▸ Written exercise
Set down the data below without change, skipping the pictures it holds.

· · ·

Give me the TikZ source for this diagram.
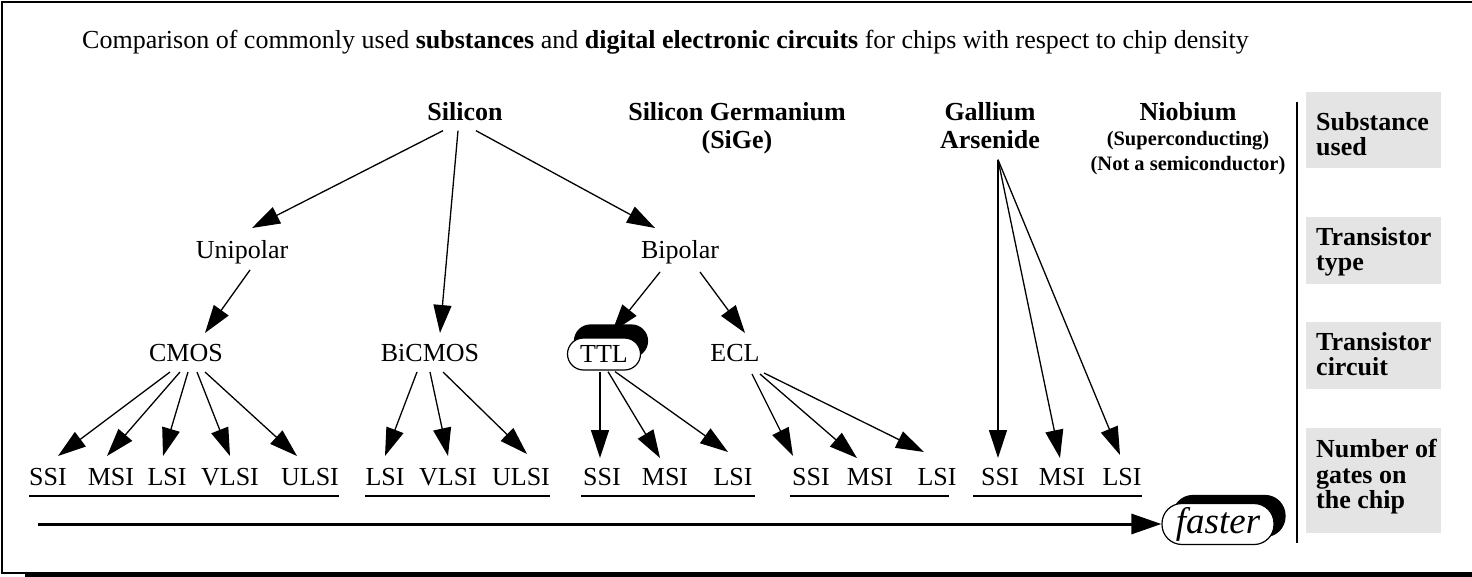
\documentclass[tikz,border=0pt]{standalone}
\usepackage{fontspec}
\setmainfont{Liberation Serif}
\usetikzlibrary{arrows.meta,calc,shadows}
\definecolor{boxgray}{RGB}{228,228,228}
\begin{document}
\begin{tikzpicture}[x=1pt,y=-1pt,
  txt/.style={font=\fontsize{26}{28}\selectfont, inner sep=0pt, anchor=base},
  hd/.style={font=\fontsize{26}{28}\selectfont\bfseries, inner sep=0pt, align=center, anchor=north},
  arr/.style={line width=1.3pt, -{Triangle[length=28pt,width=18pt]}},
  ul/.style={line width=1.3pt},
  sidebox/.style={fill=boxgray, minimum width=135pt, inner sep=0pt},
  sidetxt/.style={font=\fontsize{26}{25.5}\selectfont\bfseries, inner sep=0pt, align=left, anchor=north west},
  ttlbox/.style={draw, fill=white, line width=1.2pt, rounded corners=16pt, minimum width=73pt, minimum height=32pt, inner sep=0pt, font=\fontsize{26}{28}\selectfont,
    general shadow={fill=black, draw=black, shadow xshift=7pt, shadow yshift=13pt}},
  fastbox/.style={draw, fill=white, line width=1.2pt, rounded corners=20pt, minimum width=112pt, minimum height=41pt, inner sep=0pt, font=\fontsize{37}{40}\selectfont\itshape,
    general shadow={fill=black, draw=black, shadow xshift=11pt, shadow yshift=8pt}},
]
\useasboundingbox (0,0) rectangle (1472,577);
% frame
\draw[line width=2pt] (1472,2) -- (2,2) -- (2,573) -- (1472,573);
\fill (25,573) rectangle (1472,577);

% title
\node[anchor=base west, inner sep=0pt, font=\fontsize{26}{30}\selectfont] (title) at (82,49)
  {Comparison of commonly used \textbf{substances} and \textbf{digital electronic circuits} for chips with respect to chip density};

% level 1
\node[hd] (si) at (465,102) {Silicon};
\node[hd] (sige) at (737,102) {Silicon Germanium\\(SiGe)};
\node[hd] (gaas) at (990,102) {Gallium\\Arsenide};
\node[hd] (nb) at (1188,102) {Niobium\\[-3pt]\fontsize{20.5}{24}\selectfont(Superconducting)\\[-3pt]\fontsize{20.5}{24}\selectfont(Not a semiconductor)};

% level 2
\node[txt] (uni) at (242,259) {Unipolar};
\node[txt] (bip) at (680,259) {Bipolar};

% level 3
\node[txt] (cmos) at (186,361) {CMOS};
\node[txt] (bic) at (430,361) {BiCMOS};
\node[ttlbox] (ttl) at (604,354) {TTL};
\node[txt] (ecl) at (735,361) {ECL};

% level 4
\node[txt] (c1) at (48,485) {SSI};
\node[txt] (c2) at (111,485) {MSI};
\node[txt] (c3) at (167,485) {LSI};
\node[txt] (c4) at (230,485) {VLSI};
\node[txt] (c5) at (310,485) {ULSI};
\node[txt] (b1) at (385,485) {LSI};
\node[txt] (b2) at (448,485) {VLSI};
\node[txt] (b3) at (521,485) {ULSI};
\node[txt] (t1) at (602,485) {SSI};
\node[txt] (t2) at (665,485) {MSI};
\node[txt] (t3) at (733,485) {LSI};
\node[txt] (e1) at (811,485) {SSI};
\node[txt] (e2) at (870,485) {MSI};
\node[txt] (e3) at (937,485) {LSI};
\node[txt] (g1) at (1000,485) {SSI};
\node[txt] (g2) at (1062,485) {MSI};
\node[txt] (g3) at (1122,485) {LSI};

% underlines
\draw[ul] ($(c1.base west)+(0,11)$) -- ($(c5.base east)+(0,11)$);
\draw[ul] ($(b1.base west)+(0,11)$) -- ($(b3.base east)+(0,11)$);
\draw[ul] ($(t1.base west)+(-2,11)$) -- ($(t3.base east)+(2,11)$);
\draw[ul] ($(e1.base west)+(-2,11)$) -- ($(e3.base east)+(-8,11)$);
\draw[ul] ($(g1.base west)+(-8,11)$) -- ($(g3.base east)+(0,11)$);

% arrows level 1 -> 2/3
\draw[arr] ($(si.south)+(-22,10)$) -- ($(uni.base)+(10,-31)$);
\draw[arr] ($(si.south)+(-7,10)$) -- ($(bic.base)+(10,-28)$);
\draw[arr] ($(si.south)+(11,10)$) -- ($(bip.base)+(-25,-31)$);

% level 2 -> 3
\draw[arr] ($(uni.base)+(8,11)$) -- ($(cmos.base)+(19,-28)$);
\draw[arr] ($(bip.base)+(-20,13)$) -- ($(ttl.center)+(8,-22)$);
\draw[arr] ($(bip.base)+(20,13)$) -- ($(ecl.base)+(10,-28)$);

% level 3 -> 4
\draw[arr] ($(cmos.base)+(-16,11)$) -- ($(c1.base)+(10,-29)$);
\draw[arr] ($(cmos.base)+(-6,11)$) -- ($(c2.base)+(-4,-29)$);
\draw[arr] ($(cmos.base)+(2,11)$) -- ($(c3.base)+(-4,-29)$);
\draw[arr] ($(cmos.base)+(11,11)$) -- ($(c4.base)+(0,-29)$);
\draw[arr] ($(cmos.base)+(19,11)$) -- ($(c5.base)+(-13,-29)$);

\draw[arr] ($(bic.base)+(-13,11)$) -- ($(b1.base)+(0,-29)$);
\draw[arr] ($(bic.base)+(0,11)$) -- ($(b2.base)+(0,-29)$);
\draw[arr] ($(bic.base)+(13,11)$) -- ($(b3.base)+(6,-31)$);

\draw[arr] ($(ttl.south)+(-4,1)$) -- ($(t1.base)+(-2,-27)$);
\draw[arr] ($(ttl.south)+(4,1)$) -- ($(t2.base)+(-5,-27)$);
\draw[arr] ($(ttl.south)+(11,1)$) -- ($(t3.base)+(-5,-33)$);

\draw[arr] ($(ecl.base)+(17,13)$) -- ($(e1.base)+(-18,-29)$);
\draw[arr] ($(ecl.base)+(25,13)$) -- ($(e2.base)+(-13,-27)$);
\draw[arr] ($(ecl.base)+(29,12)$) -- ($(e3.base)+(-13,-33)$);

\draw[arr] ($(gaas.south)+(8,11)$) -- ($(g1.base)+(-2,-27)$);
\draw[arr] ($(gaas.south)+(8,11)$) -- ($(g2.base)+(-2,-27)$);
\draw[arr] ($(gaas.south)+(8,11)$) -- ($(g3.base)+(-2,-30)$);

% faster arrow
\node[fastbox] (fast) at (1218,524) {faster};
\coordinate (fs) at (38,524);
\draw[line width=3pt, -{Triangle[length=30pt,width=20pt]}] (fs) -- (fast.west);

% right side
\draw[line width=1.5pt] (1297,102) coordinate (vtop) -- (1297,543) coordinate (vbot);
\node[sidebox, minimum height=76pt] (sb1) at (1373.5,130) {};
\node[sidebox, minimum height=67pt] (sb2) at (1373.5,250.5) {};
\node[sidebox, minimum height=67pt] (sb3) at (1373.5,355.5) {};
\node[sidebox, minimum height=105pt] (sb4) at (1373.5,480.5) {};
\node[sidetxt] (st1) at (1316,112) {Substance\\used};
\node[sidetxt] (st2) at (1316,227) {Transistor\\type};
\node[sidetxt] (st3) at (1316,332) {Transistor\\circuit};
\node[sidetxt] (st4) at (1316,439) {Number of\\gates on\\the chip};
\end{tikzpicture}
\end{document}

· · ·

▸ Completed task
Give me the TikZ source for this diagram.
\documentclass[tikz,border=0pt]{standalone}
\usepackage{fontspec}
\setmainfont{Liberation Serif}
\usetikzlibrary{arrows.meta,calc,shadows}
\definecolor{boxgray}{RGB}{228,228,228}
\begin{document}
\begin{tikzpicture}[x=1pt,y=-1pt,
  txt/.style={font=\fontsize{26}{28}\selectfont, inner sep=0pt, anchor=base},
  hd/.style={font=\fontsize{26}{28}\selectfont\bfseries, inner sep=0pt, align=center, anchor=north},
  arr/.style={line width=1.3pt, -{Triangle[length=28pt,width=18pt]}},
  ul/.style={line width=1.3pt},
  sidebox/.style={fill=boxgray, minimum width=135pt, inner sep=0pt},
  sidetxt/.style={font=\fontsize{26}{25.5}\selectfont\bfseries, inner sep=0pt, align=left, anchor=north west},
  ttlbox/.style={draw, fill=white, line width=1.2pt, rounded corners=16pt, minimum width=73pt, minimum height=32pt, inner sep=0pt, font=\fontsize{26}{28}\selectfont,
    general shadow={fill=black, draw=black, shadow xshift=7pt, shadow yshift=13pt}},
  fastbox/.style={draw, fill=white, line width=1.2pt, rounded corners=20pt, minimum width=112pt, minimum height=41pt, inner sep=0pt, font=\fontsize{37}{40}\selectfont\itshape,
    general shadow={fill=black, draw=black, shadow xshift=11pt, shadow yshift=8pt}},
]
\useasboundingbox (0,0) rectangle (1472,577);
% frame
\draw[line width=2pt] (1472,2) -- (2,2) -- (2,573) -- (1472,573);
\fill (25,573) rectangle (1472,577);

% title
\node[anchor=base west, inner sep=0pt, font=\fontsize{26}{30}\selectfont] (title) at (82,49)
  {Comparison of commonly used \textbf{substances} and \textbf{digital electronic circuits} for chips with respect to chip density};

% level 1
\node[hd] (si) at (465,102) {Silicon};
\node[hd] (sige) at (737,102) {Silicon Germanium\\(SiGe)};
\node[hd] (gaas) at (990,102) {Gallium\\Arsenide};
\node[hd] (nb) at (1188,102) {Niobium\\[-3pt]\fontsize{20.5}{24}\selectfont(Superconducting)\\[-3pt]\fontsize{20.5}{24}\selectfont(Not a semiconductor)};

% level 2
\node[txt] (uni) at (242,259) {Unipolar};
\node[txt] (bip) at (680,259) {Bipolar};

% level 3
\node[txt] (cmos) at (186,361) {CMOS};
\node[txt] (bic) at (430,361) {BiCMOS};
\node[ttlbox] (ttl) at (604,354) {TTL};
\node[txt] (ecl) at (735,361) {ECL};

% level 4
\node[txt] (c1) at (48,485) {SSI};
\node[txt] (c2) at (111,485) {MSI};
\node[txt] (c3) at (167,485) {LSI};
\node[txt] (c4) at (230,485) {VLSI};
\node[txt] (c5) at (310,485) {ULSI};
\node[txt] (b1) at (385,485) {LSI};
\node[txt] (b2) at (448,485) {VLSI};
\node[txt] (b3) at (521,485) {ULSI};
\node[txt] (t1) at (602,485) {SSI};
\node[txt] (t2) at (665,485) {MSI};
\node[txt] (t3) at (733,485) {LSI};
\node[txt] (e1) at (811,485) {SSI};
\node[txt] (e2) at (870,485) {MSI};
\node[txt] (e3) at (937,485) {LSI};
\node[txt] (g1) at (1000,485) {SSI};
\node[txt] (g2) at (1062,485) {MSI};
\node[txt] (g3) at (1122,485) {LSI};

% underlines
\draw[ul] ($(c1.base west)+(0,11)$) -- ($(c5.base east)+(0,11)$);
\draw[ul] ($(b1.base west)+(0,11)$) -- ($(b3.base east)+(0,11)$);
\draw[ul] ($(t1.base west)+(-2,11)$) -- ($(t3.base east)+(2,11)$);
\draw[ul] ($(e1.base west)+(-2,11)$) -- ($(e3.base east)+(-8,11)$);
\draw[ul] ($(g1.base west)+(-8,11)$) -- ($(g3.base east)+(0,11)$);

% arrows level 1 -> 2/3
\draw[arr] ($(si.south)+(-22,10)$) -- ($(uni.base)+(10,-31)$);
\draw[arr] ($(si.south)+(-7,10)$) -- ($(bic.base)+(10,-28)$);
\draw[arr] ($(si.south)+(11,10)$) -- ($(bip.base)+(-25,-31)$);

% level 2 -> 3
\draw[arr] ($(uni.base)+(8,11)$) -- ($(cmos.base)+(19,-28)$);
\draw[arr] ($(bip.base)+(-20,13)$) -- ($(ttl.center)+(8,-22)$);
\draw[arr] ($(bip.base)+(20,13)$) -- ($(ecl.base)+(10,-28)$);

% level 3 -> 4
\draw[arr] ($(cmos.base)+(-16,11)$) -- ($(c1.base)+(10,-29)$);
\draw[arr] ($(cmos.base)+(-6,11)$) -- ($(c2.base)+(-4,-29)$);
\draw[arr] ($(cmos.base)+(2,11)$) -- ($(c3.base)+(-4,-29)$);
\draw[arr] ($(cmos.base)+(11,11)$) -- ($(c4.base)+(0,-29)$);
\draw[arr] ($(cmos.base)+(19,11)$) -- ($(c5.base)+(-13,-29)$);

\draw[arr] ($(bic.base)+(-13,11)$) -- ($(b1.base)+(0,-29)$);
\draw[arr] ($(bic.base)+(0,11)$) -- ($(b2.base)+(0,-29)$);
\draw[arr] ($(bic.base)+(13,11)$) -- ($(b3.base)+(6,-31)$);

\draw[arr] ($(ttl.south)+(-4,1)$) -- ($(t1.base)+(-2,-27)$);
\draw[arr] ($(ttl.south)+(4,1)$) -- ($(t2.base)+(-5,-27)$);
\draw[arr] ($(ttl.south)+(11,1)$) -- ($(t3.base)+(-5,-33)$);

\draw[arr] ($(ecl.base)+(17,13)$) -- ($(e1.base)+(-18,-29)$);
\draw[arr] ($(ecl.base)+(25,13)$) -- ($(e2.base)+(-13,-27)$);
\draw[arr] ($(ecl.base)+(29,12)$) -- ($(e3.base)+(-13,-33)$);

\draw[arr] ($(gaas.south)+(8,11)$) -- ($(g1.base)+(-2,-27)$);
\draw[arr] ($(gaas.south)+(8,11)$) -- ($(g2.base)+(-2,-27)$);
\draw[arr] ($(gaas.south)+(8,11)$) -- ($(g3.base)+(-2,-30)$);

% faster arrow
\node[fastbox] (fast) at (1218,524) {faster};
\coordinate (fs) at (38,524);
\draw[line width=3pt, -{Triangle[length=30pt,width=20pt]}] (fs) -- (fast.west);

% right side
\draw[line width=1.5pt] (1297,102) coordinate (vtop) -- (1297,543) coordinate (vbot);
\node[sidebox, minimum height=76pt] (sb1) at (1373.5,130) {};
\node[sidebox, minimum height=67pt] (sb2) at (1373.5,250.5) {};
\node[sidebox, minimum height=67pt] (sb3) at (1373.5,355.5) {};
\node[sidebox, minimum height=105pt] (sb4) at (1373.5,480.5) {};
\node[sidetxt] (st1) at (1316,112) {Substance\\used};
\node[sidetxt] (st2) at (1316,227) {Transistor\\type};
\node[sidetxt] (st3) at (1316,332) {Transistor\\circuit};
\node[sidetxt] (st4) at (1316,439) {Number of\\gates on\\the chip};
\end{tikzpicture}
\end{document}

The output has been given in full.